Campaign Rhetoric Heats Up

With Mitt Romney now the almost inevitable Republican nominee for President, the general-election campaign is underway in the U.S., and rhetoric on both sides is heating up. Before a crowd of approximately 4,000 at a whistle stop yesterday in Ann Arbor, Romney unleashed his most direct attack yet on Barack Obama’s competence, declaring, “America can’t afford to reelect a President who splits his infinitives.

“Barack Obama makes us look weak and poorly educated in the eyes of the rest of the world,” Romney continued. “You’d never see the president of Germany splitting an infinitive, that’s for sure.”

Stung by the criticism, the White House fired back almost immediately. “The record is clear,” Press Secretary Jay Carney told reporters. “This Administration does not often split infinitives, and Gov. Romney is simply out of touch with the real issues facing this country today.”

Asked for examples of “real issues,” Carney cited the ongoing debate over the use of the so-called Oxford comma, “one of the most divisive issues this country has faced since the Civil War.”

White House Press Secretary Jay Carney

“At the same time,” Carney continued, “most American authorities see no problem with splitting an infinitive. Time and again, the Republicans are in denial about the science of grammar.”

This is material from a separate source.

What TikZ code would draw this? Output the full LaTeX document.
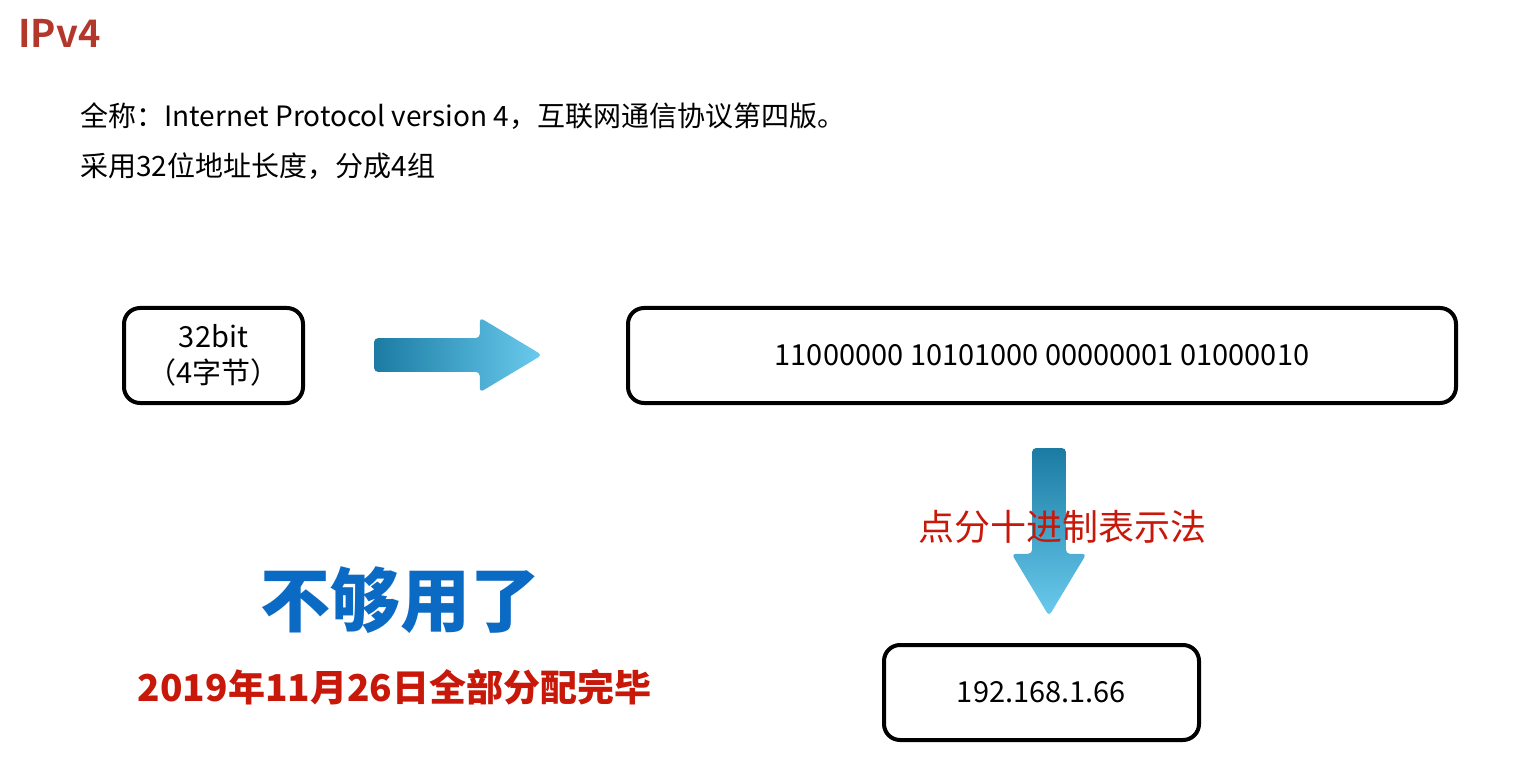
\documentclass[tikz,border=0pt]{standalone}
\usepackage{fontspec}
\setmainfont{Noto Sans CJK SC}[BoldFont={Noto Sans CJK SC Bold}]
\newfontfamily\heavyfont{Noto Sans CJK SC Black}
\usetikzlibrary{shapes.arrows,positioning}
\definecolor{titlered}{RGB}{178,56,44}
\definecolor{notered}{RGB}{200,24,10}
\definecolor{shoutblue}{RGB}{10,106,196}
\definecolor{arrowdark}{RGB}{27,123,163}
\definecolor{arrowlight}{RGB}{106,203,238}
\tikzset{
  bitbox/.style={
    draw,
    line width=2pt,
    rounded corners=8pt,
    minimum height=47.5pt,
    align=center,
    font=\fontsize{14.5pt}{18pt}\selectfont
  },
  fatarrow/.style={
    single arrow,
    minimum height=84pt,
    minimum width=37pt,
    inner sep=8.25pt,
    text height=0pt,
    text depth=0pt,
    text width=0pt,
    single arrow head extend=10.25pt,
    single arrow tip angle=62,
    rounded corners=2pt
  },
  line/.style={
    anchor=west,
    inner sep=0pt,
    font=\fontsize{14pt}{16pt}\selectfont
  },
  every picture/.style={
    x=0.5pt,
    y=-0.5pt
  }
}

\begin{document}
\begin{tikzpicture}
  \useasboundingbox (0,0) rectangle (1540,764);
  % heading and text lines
  \node[anchor=west,inner sep=0pt,text=titlered,font=\bfseries\fontsize{19pt}{22pt}\selectfont] (title) at (18,33) {IPv4};
  \node[line] (full) at (80,116) {全称：Internet Protocol version 4，互联网通信协议第四版。};
  \node[line] (len) at (80,166) {采用32位地址长度，分成4组};
  % boxes
  \node[bitbox,minimum width=89.5pt] (bits) at (213.5,355.5) {32bit\\（4字节）};
  \node[bitbox,minimum width=414pt] (binary) at (1042,355.5) {11000000 10101000 00000001 01000010};
  \node[bitbox,minimum width=157.5pt] (dotted) at (1041.5,692.5) {192.168.1.66};
  % arrows
  \node[fatarrow,left color=arrowdark,right color=arrowlight] (toright) at (444,355) {};
  \node[fatarrow,shape border rotate=270,top color=arrowdark,bottom color=arrowlight] (todown) at (1049,518) {};
  \node[text=notered,font=\fontsize{18pt}{20pt}\selectfont] (method) at (1062,527) {点分十进制表示法};
  % remarks
  \node[text=shoutblue,font=\heavyfont\fontsize{35pt}{38pt}\selectfont] (short) at (400,600) {不够用了};
  \node[text=notered,font=\heavyfont\fontsize{18.5pt}{20pt}\selectfont] (date) at (394.5,687) {2019年11月26日全部分配完毕};
\end{tikzpicture}
\end{document}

Later in the day, the Democratic National Committee released video of Romney at a rally in Pennsylvania, just a few weeks ago, in which he is heard splitting the infinitive “to support.”

“Yet another example of flip-flopping by Mitt Romney,” wrote left-leaning blogger Linc Madison. “Maybe splitting infinitives is simply a practice he thinks is okay for wealthy white men, but not for everyone else.”

In other news, economists are now predicting a “spring slowdown” in the economic recovery, and the United States remains at war.